The negative association of Lp-PLA2 with HDL-size signals a possible scenario where the functionality of HDL particles is impaired. Accordingly, Pascot et al., [37] showed that the small HDL particle has been associated with atherogenic dyslipidemic profile and hyperinsulinemia. More recently, Medina-Urrutia et al.[38] demonstrated that adolescents with small HDL have reduced HDL-C, high triglycerides and HOMA-IR. Rizos et al.[12] verified that patients with metabolic syndrome have higher Lp-PLA2 than the control group, but the enzyme linked to HDL-Lp-PLA2 was lower in this group and negatively associated with HOMA-IR.

Tsimikas et al.[39], analyzing patients with or without cardiovascular events, observed that Lp-PLA2 was positively correlated with HOMA-IR in the two groups; nonetheless, the correlation was higher in the cardiovascular event group. In this fashion, our study demonstrated that this enzyme was positively correlated with glucose, reinforcing the notion of the negative impact of obesity on glucose metabolism.

Previous studies have shown that Lp-PLA2 is a good marker for cardiovascular risk in adults [10, 15, 40]. For instance, the Lp-PLA2 Studies Collaboration showed that the enzyme activity was positively correlated with non-HDL-C, LDL-C, Apo B and negatively correlated with HDL-C and Apo AI [10]. In the same way, Sabatine et al.[41] emphasized that Lp-PLA2 is an important predictor of coronary revascularization and unstable angina, and can also be treated as a new risk factor.

In contrast to many investigations related to negative impact of obesity on lipids, few studies including children and adolescents that linked obesity, lipid profile and Lp-PLA2. At the moment, there are only four studies evaluating Lp-PLA2 in children and adolescents. First, Okada et al.[42] showed that the Lp-PLA2 concentration of 17 obese children (11.9 ± 0.7 years old) was positively correlated with weight, waist/height ratio, subscapular/triceps ratio and LDL-C level. Castro et al.[43] compared diabetic young adults and adolescents (24.9 ± 7.8 years old) with controls (24.3 ± 9.6 years old), observing higher Lp-PLA2 activity and elevated susceptibility for oxidized LDL in diabetic patients. Subsequently, Nagel et al.[44], studying children with 10 years old, observed that overweight was positively associated with cardiometabolic markers, including Lp-PLA2 concentration. In 2011, Motykova et al. [45], examining a group of non-diabetic obese/overweight children, verified that body weight reduction determined a drop of Lp-PLA2 levels, but even after this alteration the concentrations remain elevated. Our study confirms the negative impact of Lp-PLA2 and amplifies these results in function of sample size, number cardiometabolic markers and the age of the adolescents included.

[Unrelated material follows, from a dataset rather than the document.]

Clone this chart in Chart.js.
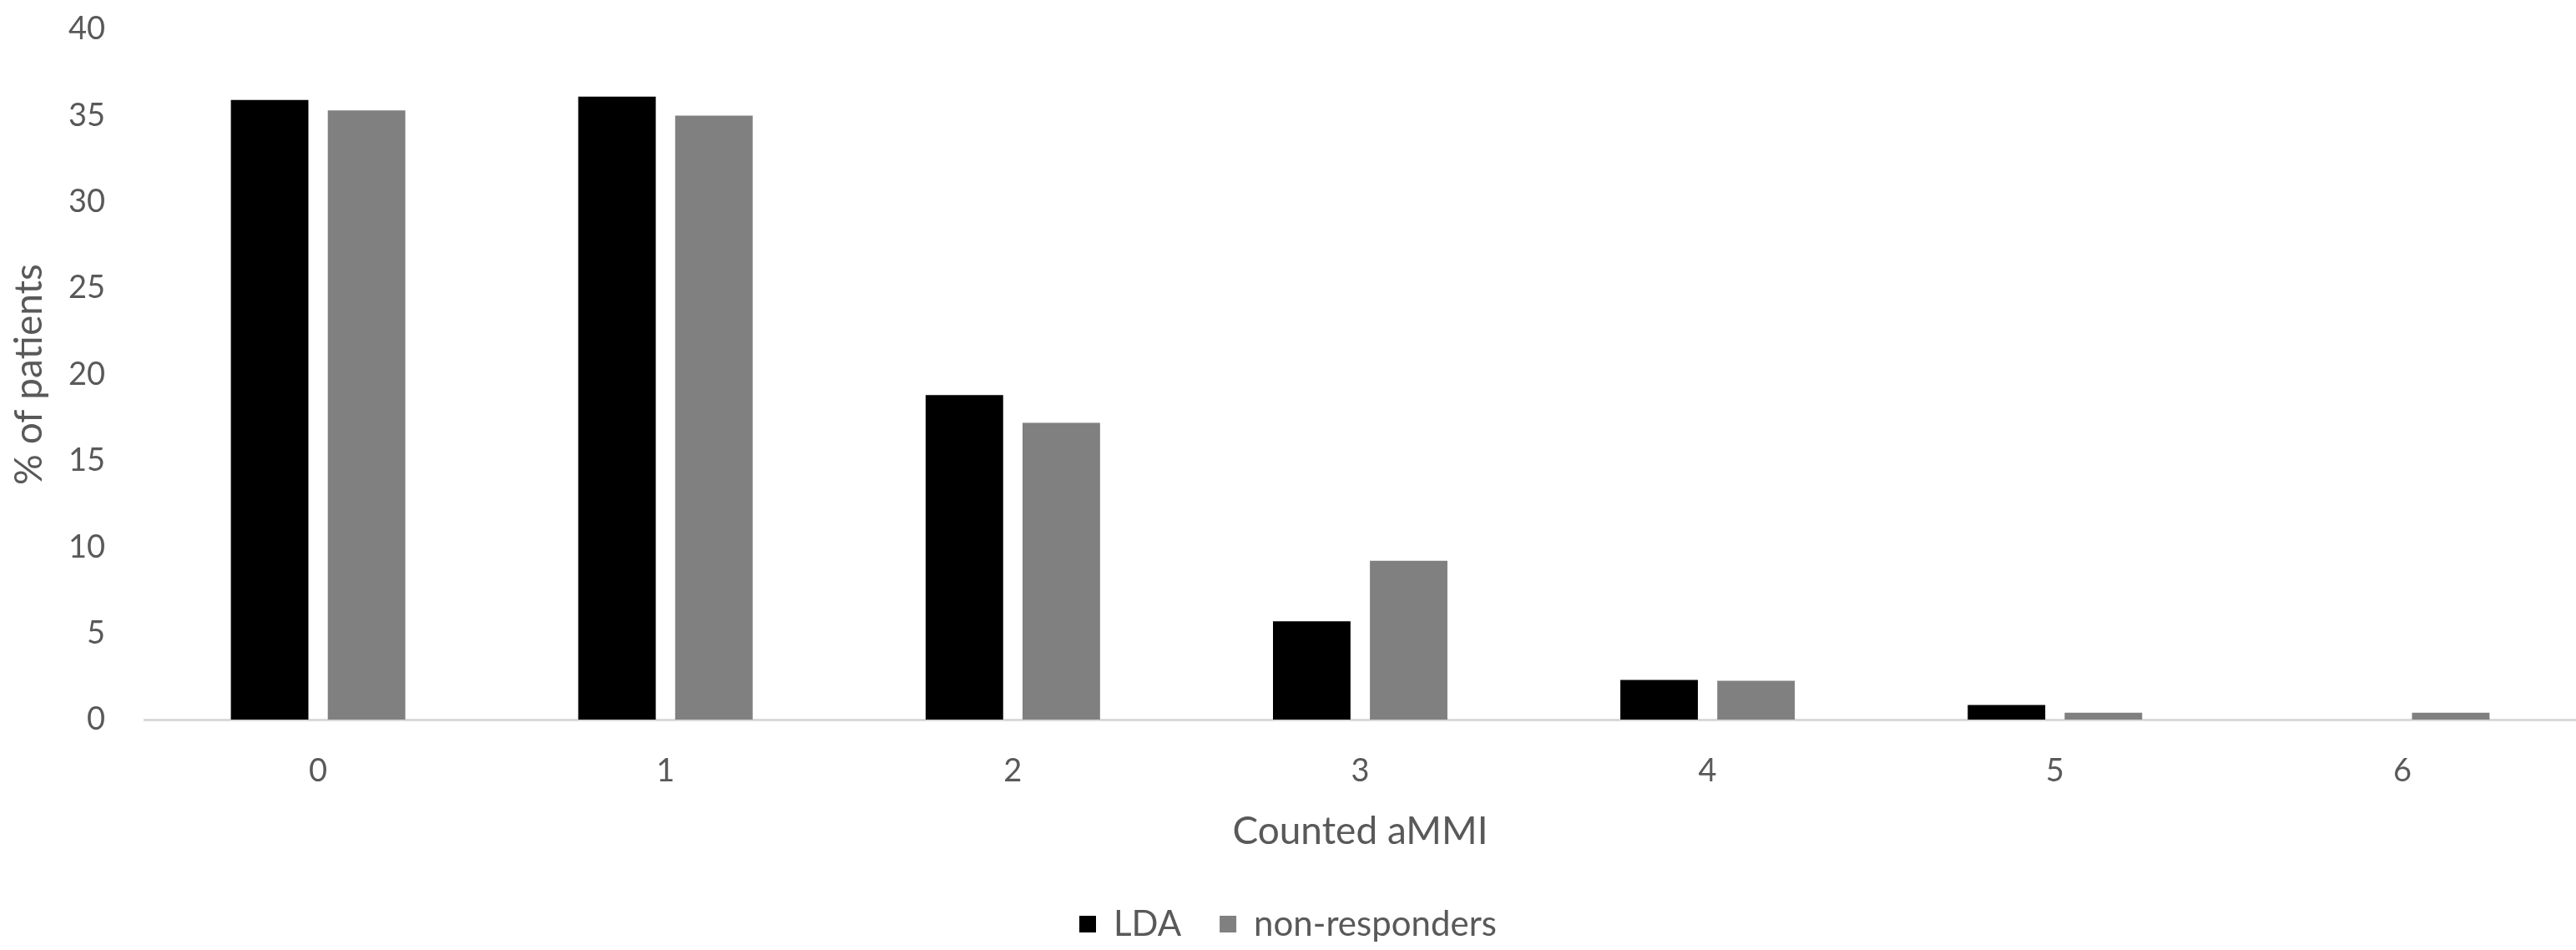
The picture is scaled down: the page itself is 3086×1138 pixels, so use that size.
<!DOCTYPE html>
<html>
<head>
<meta charset="utf-8">
<script src="https://cdn.jsdelivr.net/npm/chart.js@4"></script>
<style>
  body { margin: 0; background: #ffffff; }
  #wrap { width: 3086px; height: 1138px; }
</style>
</head>
<body>
<div id="wrap"><canvas id="amChart" width="3086" height="1138"></canvas></div>
<script>
// Datos
const categories = ['0', '1', '2', '3', '4', '5', '6'];
const ldaValues = [35.9, 36.1, 18.8, 5.7, 2.3, 0.85, 0];
const nonResponderValues = [35.3, 35.0, 17.2, 9.2, 2.25, 0.4, 0.4];
const yTicks = [0, 5, 10, 15, 20, 25, 30, 35, 40];

const textColor = '#595959';
const fontFamily = 'Lato, "Open Sans", sans-serif';

const ctx = document.getElementById('amChart').getContext('2d');
const amChart = new Chart(ctx, {
    type: 'bar',
    data: {
        labels: categories,
        datasets: [{
            label: 'LDA',
            data: ldaValues,
            backgroundColor: '#000000',
            borderWidth: 0
        }, {
            label: 'non-responders',
            data: nonResponderValues,
            backgroundColor: '#808080',
            borderWidth: 0
        }]
    },
    options: {
        responsive: false,
        devicePixelRatio: 1,
        animation: false,
        categoryPercentage: 0.558,
        barPercentage: 0.8,
        layout: {
            padding: { top: 35, right: 0, bottom: 0, left: 0 }
        },
        plugins: {
            tooltip: { enabled: false },
            legend: {
                position: 'bottom',
                labels: {
                    color: textColor,
                    font: { family: fontFamily, size: 42 },
                    boxWidth: 20,
                    boxHeight: 20,
                    padding: 46
                }
            }
        },
        scales: {
            x: {
                grid: { display: false, drawTicks: false },
                border: { display: true, color: '#d9d9d9', width: 3 },
                afterFit: function(scale) {
                    scale.height = 178;
                },
                ticks: {
                    color: textColor,
                    font: { family: fontFamily, size: 38 },
                    padding: 39
                },
                title: {
                    display: true,
                    text: 'Counted aMMI',
                    color: textColor,
                    font: { family: fontFamily, size: 46 },
                    padding: { top: 10, bottom: 16 }
                }
            },
            y: {
                min: 0,
                max: 40,
                grid: { display: false, drawTicks: false },
                border: { display: false },
                afterBuildTicks: function(scale) {
                    scale.ticks = yTicks.map(v => ({ value: v }));
                },
                afterFit: function(scale) {
                    scale.width = 173;
                    // la separación de las etiquetas no debe empujar el área del gráfico
                    scale.paddingTop = 23;
                    scale.paddingBottom = 23;
                },
                ticks: {
                    color: textColor,
                    font: { family: fontFamily, size: 38 },
                    padding: 47
                },
                title: {
                    display: true,
                    text: '% of patients',
                    color: textColor,
                    font: { family: fontFamily, size: 46 },
                    padding: { top: 8, bottom: 0 }
                }
            }
        }
    }
});
</script>
</body>
</html>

In addition, many studies have shown that Lp-PLA2 activity is elevated in hypercholesterolemic, diabetic and metabolic syndrome patients [12, 46]. Nambi et al.[47] associated C-reactive protein and Lp-PLA2 to traditional risk factors for cardiovascular disease and proposed that these variables can be especially useful in individuals that are in intermediate risk according to these evaluations. Hence, Lp-PLA2 appears to be an important link between oxidation, inflammation, and altered lipid profile and insulin resistance on cardiovascular diseases. This action maybe involves the formation of lysophosphatidylcholine and isoprostanes that are the bioactive lipids released by Lp-PLA2[14].

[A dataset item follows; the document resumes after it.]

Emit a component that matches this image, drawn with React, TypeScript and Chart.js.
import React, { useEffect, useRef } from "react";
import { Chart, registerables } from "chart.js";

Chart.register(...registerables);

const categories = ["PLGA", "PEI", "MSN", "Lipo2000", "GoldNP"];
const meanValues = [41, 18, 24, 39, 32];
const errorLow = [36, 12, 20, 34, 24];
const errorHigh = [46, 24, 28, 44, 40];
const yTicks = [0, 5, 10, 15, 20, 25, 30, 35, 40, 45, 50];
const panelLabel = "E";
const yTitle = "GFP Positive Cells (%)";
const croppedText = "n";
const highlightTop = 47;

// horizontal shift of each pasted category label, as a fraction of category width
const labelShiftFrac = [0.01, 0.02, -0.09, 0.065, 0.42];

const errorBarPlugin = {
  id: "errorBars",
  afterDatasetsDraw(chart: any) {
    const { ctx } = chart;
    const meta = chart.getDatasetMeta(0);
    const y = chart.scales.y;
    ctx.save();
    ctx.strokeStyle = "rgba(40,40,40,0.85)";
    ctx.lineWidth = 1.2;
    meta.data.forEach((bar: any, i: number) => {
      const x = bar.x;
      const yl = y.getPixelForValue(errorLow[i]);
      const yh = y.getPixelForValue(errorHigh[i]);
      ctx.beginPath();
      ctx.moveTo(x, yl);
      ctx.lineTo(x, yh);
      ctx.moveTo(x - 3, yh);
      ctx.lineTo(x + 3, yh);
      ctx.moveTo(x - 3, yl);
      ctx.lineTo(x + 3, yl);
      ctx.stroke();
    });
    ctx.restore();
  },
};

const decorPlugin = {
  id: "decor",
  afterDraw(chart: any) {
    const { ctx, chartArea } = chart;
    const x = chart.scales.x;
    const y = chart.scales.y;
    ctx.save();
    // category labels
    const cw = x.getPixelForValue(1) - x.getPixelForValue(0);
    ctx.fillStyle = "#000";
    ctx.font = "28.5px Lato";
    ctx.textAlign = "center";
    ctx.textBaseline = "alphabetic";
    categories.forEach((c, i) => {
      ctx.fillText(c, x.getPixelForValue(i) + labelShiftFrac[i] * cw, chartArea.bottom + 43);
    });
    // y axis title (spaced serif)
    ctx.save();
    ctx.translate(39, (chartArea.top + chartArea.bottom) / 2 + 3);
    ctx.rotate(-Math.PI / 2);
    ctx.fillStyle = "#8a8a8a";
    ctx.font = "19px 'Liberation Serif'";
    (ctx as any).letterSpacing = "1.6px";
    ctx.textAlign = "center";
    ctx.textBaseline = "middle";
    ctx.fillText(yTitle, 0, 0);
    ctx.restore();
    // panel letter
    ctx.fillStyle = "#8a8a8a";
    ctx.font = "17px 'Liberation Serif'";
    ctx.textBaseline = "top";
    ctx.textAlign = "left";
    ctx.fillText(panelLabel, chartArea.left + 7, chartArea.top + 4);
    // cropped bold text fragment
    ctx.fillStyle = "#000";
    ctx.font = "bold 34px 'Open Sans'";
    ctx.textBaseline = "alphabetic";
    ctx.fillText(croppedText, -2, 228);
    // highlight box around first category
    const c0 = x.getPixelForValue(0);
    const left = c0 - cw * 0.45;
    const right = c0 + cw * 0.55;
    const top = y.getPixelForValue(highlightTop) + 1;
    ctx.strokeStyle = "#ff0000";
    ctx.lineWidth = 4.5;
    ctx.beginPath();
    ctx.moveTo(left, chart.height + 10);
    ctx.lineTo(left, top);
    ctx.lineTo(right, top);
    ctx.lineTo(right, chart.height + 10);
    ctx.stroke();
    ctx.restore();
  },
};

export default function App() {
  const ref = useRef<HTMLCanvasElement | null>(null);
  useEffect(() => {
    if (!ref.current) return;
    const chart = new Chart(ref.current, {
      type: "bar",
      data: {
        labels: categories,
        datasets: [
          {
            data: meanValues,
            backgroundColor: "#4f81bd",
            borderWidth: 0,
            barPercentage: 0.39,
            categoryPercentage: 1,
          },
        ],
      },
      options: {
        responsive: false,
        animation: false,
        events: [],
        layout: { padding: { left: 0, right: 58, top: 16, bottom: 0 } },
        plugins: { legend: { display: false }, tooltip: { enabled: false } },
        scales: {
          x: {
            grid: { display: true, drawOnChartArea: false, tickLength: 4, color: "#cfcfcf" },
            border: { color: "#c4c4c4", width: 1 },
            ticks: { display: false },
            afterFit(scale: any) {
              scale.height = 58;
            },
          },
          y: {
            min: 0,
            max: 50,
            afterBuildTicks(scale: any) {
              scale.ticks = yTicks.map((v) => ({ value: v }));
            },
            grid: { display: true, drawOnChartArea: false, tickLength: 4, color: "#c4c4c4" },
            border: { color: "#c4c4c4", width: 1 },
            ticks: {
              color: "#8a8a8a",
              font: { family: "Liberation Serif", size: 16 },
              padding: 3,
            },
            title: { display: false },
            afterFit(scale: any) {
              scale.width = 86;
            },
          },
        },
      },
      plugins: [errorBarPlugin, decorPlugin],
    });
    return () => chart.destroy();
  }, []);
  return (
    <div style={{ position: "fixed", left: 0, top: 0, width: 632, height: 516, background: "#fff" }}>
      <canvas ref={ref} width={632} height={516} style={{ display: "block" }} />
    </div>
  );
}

In spite of the important results obtained, we believe that this study shows limitations directly related to the design (cross-sectional) that limits the establishment of the causal impact of our results on prevalence of clinical events.

Finally, we conclude that in adolescence, Lp-PLA2 changes in function of obesity, and that it shows important associations with markers of cardiovascular risk, in particular with waist circumference, glucose, HDL size and Apo B/Apo AI ratio. This supports the hypothesis that Lp-PLA2 can be a biomarker of cardiovascular risk in adolescence, however for confirm this; new prospective cohorts will be required.